Do I meditate? I should do, but I’m a bit lazy. I tend to sleep more than meditate! When I sleep, I dream vividly and that feels like a spiritual experience, not unlike meditation.
How do I worship? I don’t attend a church. I don’t have a religion. I don’t perform any rituals or duties like I did as a Jehovah’s Witnesses. Instead, these days I tend to express myself through my creativity. I feel that, and also to love people is my “purpose”. I write music and poetry often inspired by spiritual thoughts. I paint, and I love street photography. These are my talents and how, I believe, Source experiences life through me.
What do I think of religion in general? Rubbish! But if you like it that’s fine by me. Personally, I think the world would be a better place without organised religion. Just let people be individually spiritual, or not, and allow them to share their experiences with each other through creativity and love. I guess that sounds a bit hippy, but there you go!

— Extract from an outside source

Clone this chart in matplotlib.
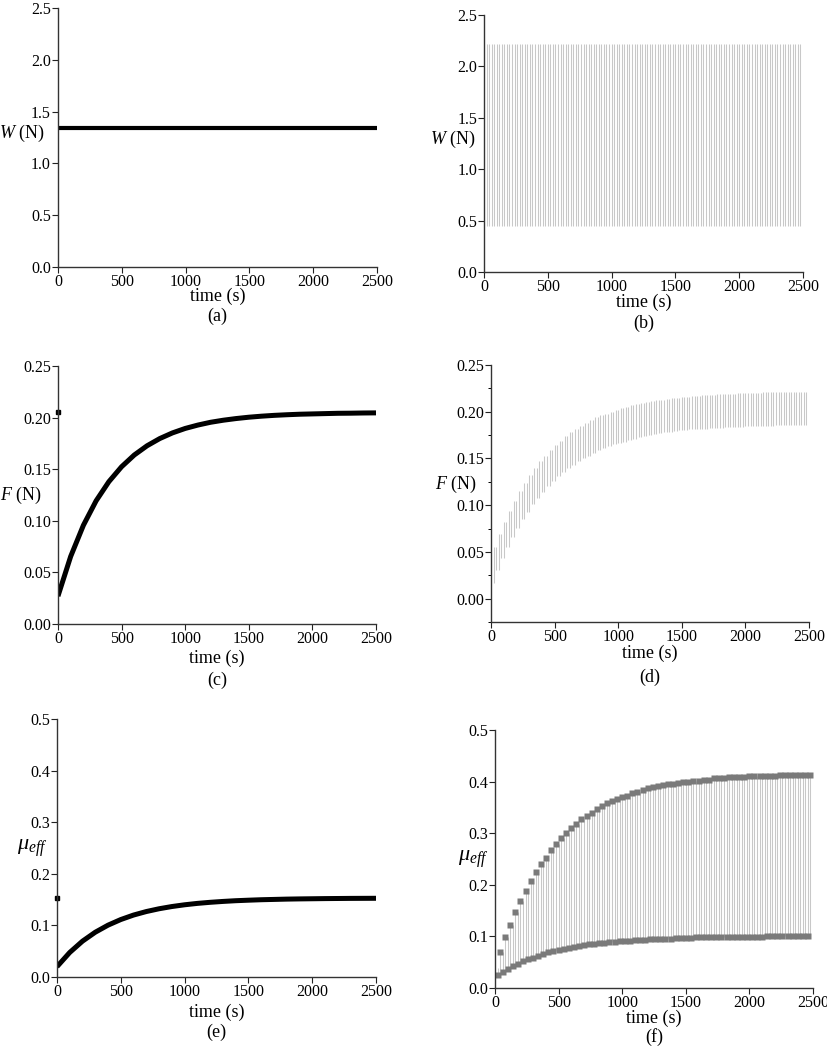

What do I believe the purpose of life is? Self-realisation. To realise that I Am. To live, and experience, and love.
What happens when we die? When we die on a physical, temporal level, we return to a fractal, spirit instance of Source. We can choose to reincarnate as a human for another physical experience or hang around as a spirit for a while. Ultimately, we return to Source. At that point, if not before, the desirable experiences of our life are known and retained by Source, and the undesirable ones are jettisoned. In this way, Source “knows good and evil”, at least on a temporal level, while being untainted by anything “bad” on an eternal level.
Why do I believe these things? Intuition, which, of course, could mean I am completely wrong. But it feels right to me. My mind now feels settled believing these things, and I believe I am generally a good person as a result of my beliefs, so it works for me.